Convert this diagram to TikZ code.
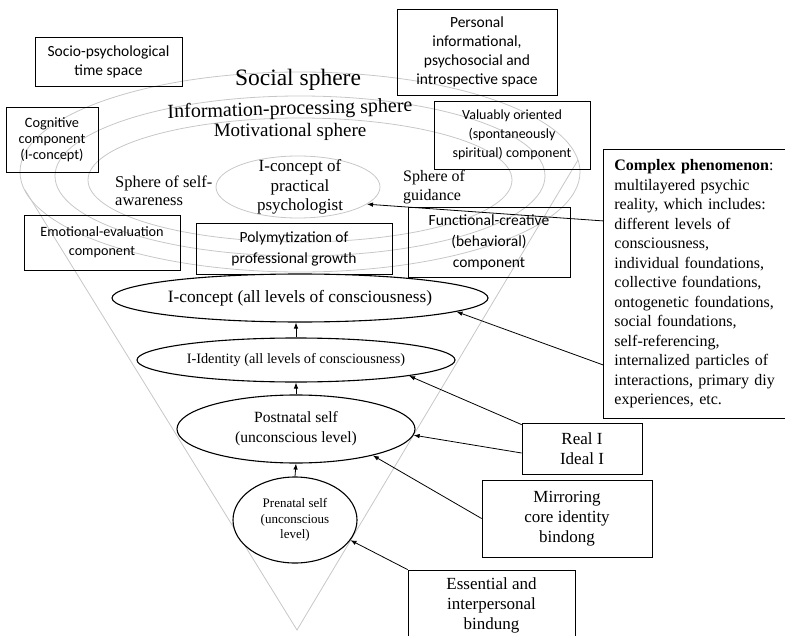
\documentclass[tikz,border=0pt]{standalone}
\usepackage{fontspec}
\setmainfont{Liberation Serif}
\newfontfamily\boxsans{Carlito}
\usetikzlibrary{shapes.geometric,arrows.meta}
\newcommand{\fsz}[2]{\fontsize{#1bp}{#2bp}\selectfont}

\begin{document}
\begin{tikzpicture}[x=1bp, y=-1bp,
    sansbox/.style={rectangle, draw, line width=0.8bp, align=center, inner sep=2bp, font=\boxsans\fsz{15.5}{19}},
    serifbox/.style={rectangle, draw, line width=0.8bp, align=center, inner sep=2bp, font=\fsz{17}{20}},
    sphere/.style={draw=black!22, line width=0.8bp},
    selfnode/.style={ellipse, draw, fill=white, line width=1.1bp, inner sep=0pt, align=center},
    link/.style={-{Latex[length=6bp,width=4.5bp]}, line width=0.8bp}]
    \useasboundingbox (0,0) rectangle (785,636);

    \draw[sphere] (300,172) ellipse [x radius=280, y radius=100];
    \draw[sphere] (300,176) ellipse [x radius=245, y radius=80];
    \draw[sphere] (300,180) ellipse [x radius=212, y radius=62];
    \draw[sphere] (25,190) -- (297,630) -- (578,160);
    \node[ellipse, sphere, minimum width=164bp, minimum height=62bp, inner sep=0pt] (core) at (298,187) {};
    \node[align=center, font=\fsz{17}{19.5}] (core_txt) at (300,187) {I-concept of\\practical\\psychologist};

    \node[font=\fsz{23.5}{26}] (social) at (298,80) {Social sphere};
    \node[font=\fsz{20}{22}, rotate=1.5, inner sep=0pt] (info) at (290,110) {Information-processing sphere};
    \node[font=\fsz{19}{21}, inner sep=0pt] (motiv) at (290,132) {Motivational sphere};
    \node[font=\fsz{16.5}{18}, align=left, anchor=west, inner sep=1bp] (self_aw) at (114,191) {Sphere of self-\\awareness};
    \node[font=\fsz{16}{19}, align=left, anchor=west, inner sep=1bp] (guid) at (402,187.5) {Sphere of\\guidance};

    \node[sansbox, minimum width=147bp, minimum height=49bp] (socio) at (108.5,61.5) {Socio-psychological\\time space};
    \node[sansbox, minimum width=160bp, minimum height=86bp] (pers_space) at (477,52) {Personal\\informational,\\psychosocial and\\introspective space};
    \node[sansbox, minimum width=92bp, minimum height=65bp, font=\boxsans\fsz{14.3}{16}] (cog) at (52,139.5) {Cognitive\\component\\(I-concept)};
    \node[sansbox, minimum width=156bp, minimum height=68bp, font=\boxsans\fsz{14}{19}] (val) at (512,135) {Valuably oriented\\(spontaneously\\spiritual) component};
    \node[sansbox, minimum width=156bp, minimum height=55bp, font=\boxsans\fsz{14.2}{19}] (emo) at (102,242.5) {Emotional-evaluation\\component};
    \node[sansbox, minimum width=196bp, minimum height=51bp, font=\boxsans\fsz{15.5}{21}] (polym) at (294,248.5) {Polymytization of\\professional growth};
    \node[sansbox, minimum width=162bp, minimum height=70bp, font=\boxsans\fsz{15.5}{21}] (func) at (489,242) {Functional-creative\\(behavioral)\\component};

    \node[serifbox, anchor=north west, align=left, text width=182bp, inner xsep=11bp, minimum height=269bp, font=\fsz{16}{19.5}] (compl) at (603,149) {\textbf{Complex phenomenon}:\\multilayered psychic\\reality, which includes:\\different levels of\\consciousness,\\individual foundations,\\collective foundations,\\ontogenetic foundations,\\social foundations,\\self-referencing,\\internalized particles of\\interactions, primary diy\\experiences, etc.};
    \node[serifbox, minimum width=120bp, minimum height=51bp, font=\fsz{17}{19.5}] (real_i) at (582,448.5) {Real I\\Ideal I};
    \node[serifbox, minimum width=170bp, minimum height=77bp] (mirr) at (567,518.5) {Mirroring\\core identity\\bindong};
    \node[serifbox, minimum width=167bp, minimum height=70bp] (ess) at (491.5,605) {Essential and\\interpersonal\\bindung};

    \node[selfnode, minimum width=376bp, minimum height=48bp, font=\fsz{17.3}{20}] (i_conc) at (300,298) {I-concept (all levels of consciousness)};
    \node[selfnode, minimum width=318bp, minimum height=44bp, font=\fsz{14.3}{17}] (i_ident) at (296,360) {I-Identity (all levels of consciousness)};
    \node[selfnode, minimum width=238bp, minimum height=68bp, font=\fsz{15.6}{20}] (post) at (296,429) {Postnatal self\\(unconscious level)};
    \node[selfnode, minimum width=124bp, minimum height=86bp, font=\fsz{13}{15.5}] (pre) at (295,520) {Prenatal self\\(unconscious\\level)};

    \draw[link] (pre.north) -- (post.south);
    \draw[link] (post.north) -- (i_ident.south);
    \draw[link] (i_ident.north) -- (i_ident.north |- i_conc.south);
    \draw[link] ([yshift=63bp]compl.west) -- (core.-14);
    \draw[link] ([yshift=-81bp]compl.west) -- (i_conc.-5);
    \draw[link] ([yshift=-2bp]real_i.north west) -- (i_ident.-8);
    \draw[link] ([yshift=-4.5bp]real_i.west) -- (post.-3);
    \draw[link] (mirr.west) -- (post.-19);
    \draw[link] (ess.north west) -- (pre.-20);
\end{tikzpicture}
\end{document}
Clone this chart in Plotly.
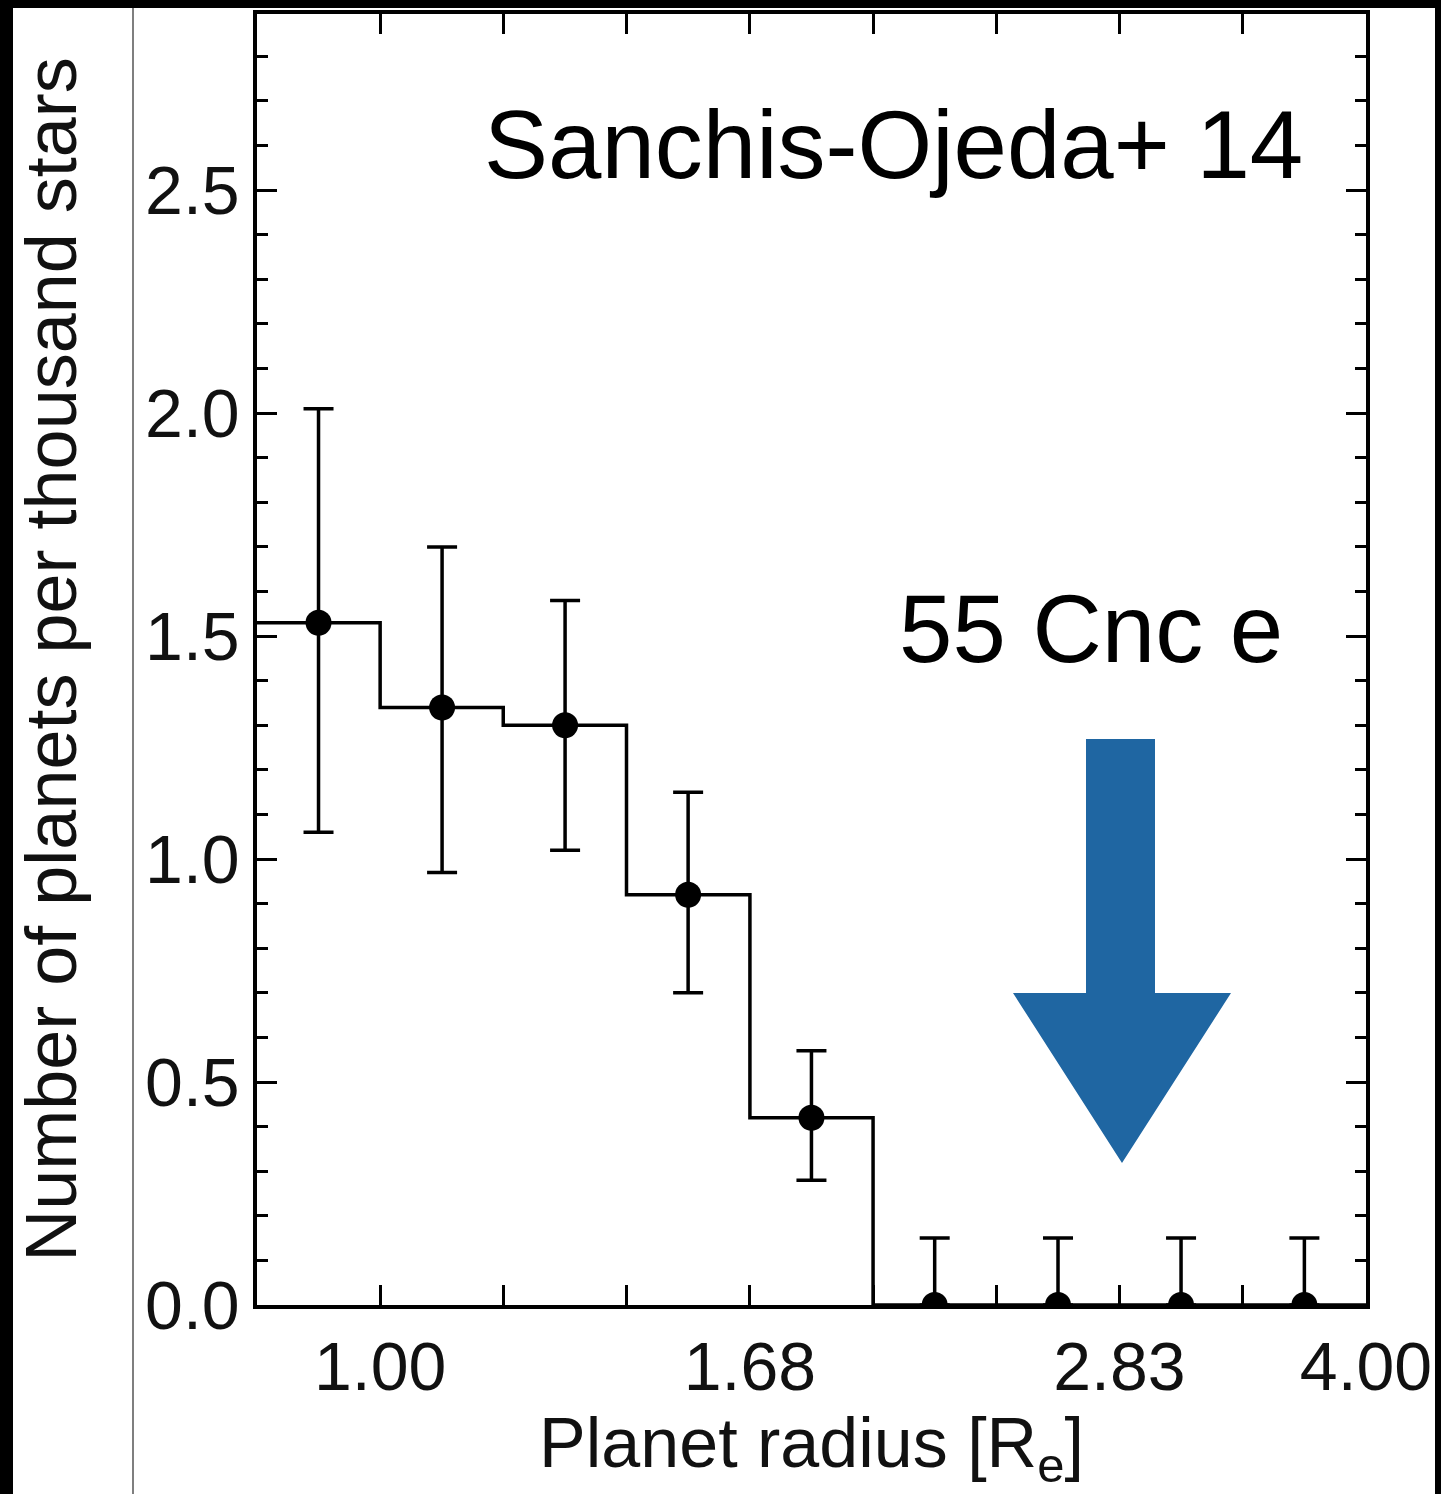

..............................

:: Written request ::
Using the material above, retype each entry exactly and omit the pictures.

:: Answer for this exercise ::
Convert this diagram to TikZ code.
\documentclass[tikz,border=0pt]{standalone}
\usepackage{fontspec}
\setmainfont{Liberation Serif}
\newfontfamily\boxsans{Carlito}
\usetikzlibrary{shapes.geometric,arrows.meta}
\newcommand{\fsz}[2]{\fontsize{#1bp}{#2bp}\selectfont}

\begin{document}
\begin{tikzpicture}[x=1bp, y=-1bp,
    sansbox/.style={rectangle, draw, line width=0.8bp, align=center, inner sep=2bp, font=\boxsans\fsz{15.5}{19}},
    serifbox/.style={rectangle, draw, line width=0.8bp, align=center, inner sep=2bp, font=\fsz{17}{20}},
    sphere/.style={draw=black!22, line width=0.8bp},
    selfnode/.style={ellipse, draw, fill=white, line width=1.1bp, inner sep=0pt, align=center},
    link/.style={-{Latex[length=6bp,width=4.5bp]}, line width=0.8bp}]
    \useasboundingbox (0,0) rectangle (785,636);

    \draw[sphere] (300,172) ellipse [x radius=280, y radius=100];
    \draw[sphere] (300,176) ellipse [x radius=245, y radius=80];
    \draw[sphere] (300,180) ellipse [x radius=212, y radius=62];
    \draw[sphere] (25,190) -- (297,630) -- (578,160);
    \node[ellipse, sphere, minimum width=164bp, minimum height=62bp, inner sep=0pt] (core) at (298,187) {};
    \node[align=center, font=\fsz{17}{19.5}] (core_txt) at (300,187) {I-concept of\\practical\\psychologist};

    \node[font=\fsz{23.5}{26}] (social) at (298,80) {Social sphere};
    \node[font=\fsz{20}{22}, rotate=1.5, inner sep=0pt] (info) at (290,110) {Information-processing sphere};
    \node[font=\fsz{19}{21}, inner sep=0pt] (motiv) at (290,132) {Motivational sphere};
    \node[font=\fsz{16.5}{18}, align=left, anchor=west, inner sep=1bp] (self_aw) at (114,191) {Sphere of self-\\awareness};
    \node[font=\fsz{16}{19}, align=left, anchor=west, inner sep=1bp] (guid) at (402,187.5) {Sphere of\\guidance};

    \node[sansbox, minimum width=147bp, minimum height=49bp] (socio) at (108.5,61.5) {Socio-psychological\\time space};
    \node[sansbox, minimum width=160bp, minimum height=86bp] (pers_space) at (477,52) {Personal\\informational,\\psychosocial and\\introspective space};
    \node[sansbox, minimum width=92bp, minimum height=65bp, font=\boxsans\fsz{14.3}{16}] (cog) at (52,139.5) {Cognitive\\component\\(I-concept)};
    \node[sansbox, minimum width=156bp, minimum height=68bp, font=\boxsans\fsz{14}{19}] (val) at (512,135) {Valuably oriented\\(spontaneously\\spiritual) component};
    \node[sansbox, minimum width=156bp, minimum height=55bp, font=\boxsans\fsz{14.2}{19}] (emo) at (102,242.5) {Emotional-evaluation\\component};
    \node[sansbox, minimum width=196bp, minimum height=51bp, font=\boxsans\fsz{15.5}{21}] (polym) at (294,248.5) {Polymytization of\\professional growth};
    \node[sansbox, minimum width=162bp, minimum height=70bp, font=\boxsans\fsz{15.5}{21}] (func) at (489,242) {Functional-creative\\(behavioral)\\component};

    \node[serifbox, anchor=north west, align=left, text width=182bp, inner xsep=11bp, minimum height=269bp, font=\fsz{16}{19.5}] (compl) at (603,149) {\textbf{Complex phenomenon}:\\multilayered psychic\\reality, which includes:\\different levels of\\consciousness,\\individual foundations,\\collective foundations,\\ontogenetic foundations,\\social foundations,\\self-referencing,\\internalized particles of\\interactions, primary diy\\experiences, etc.};
    \node[serifbox, minimum width=120bp, minimum height=51bp, font=\fsz{17}{19.5}] (real_i) at (582,448.5) {Real I\\Ideal I};
    \node[serifbox, minimum width=170bp, minimum height=77bp] (mirr) at (567,518.5) {Mirroring\\core identity\\bindong};
    \node[serifbox, minimum width=167bp, minimum height=70bp] (ess) at (491.5,605) {Essential and\\interpersonal\\bindung};

    \node[selfnode, minimum width=376bp, minimum height=48bp, font=\fsz{17.3}{20}] (i_conc) at (300,298) {I-concept (all levels of consciousness)};
    \node[selfnode, minimum width=318bp, minimum height=44bp, font=\fsz{14.3}{17}] (i_ident) at (296,360) {I-Identity (all levels of consciousness)};
    \node[selfnode, minimum width=238bp, minimum height=68bp, font=\fsz{15.6}{20}] (post) at (296,429) {Postnatal self\\(unconscious level)};
    \node[selfnode, minimum width=124bp, minimum height=86bp, font=\fsz{13}{15.5}] (pre) at (295,520) {Prenatal self\\(unconscious\\level)};

    \draw[link] (pre.north) -- (post.south);
    \draw[link] (post.north) -- (i_ident.south);
    \draw[link] (i_ident.north) -- (i_ident.north |- i_conc.south);
    \draw[link] ([yshift=63bp]compl.west) -- (core.-14);
    \draw[link] ([yshift=-81bp]compl.west) -- (i_conc.-5);
    \draw[link] ([yshift=-2bp]real_i.north west) -- (i_ident.-8);
    \draw[link] ([yshift=-4.5bp]real_i.west) -- (post.-3);
    \draw[link] (mirr.west) -- (post.-19);
    \draw[link] (ess.north west) -- (pre.-20);
\end{tikzpicture}
\end{document}
Clone this chart in Plotly.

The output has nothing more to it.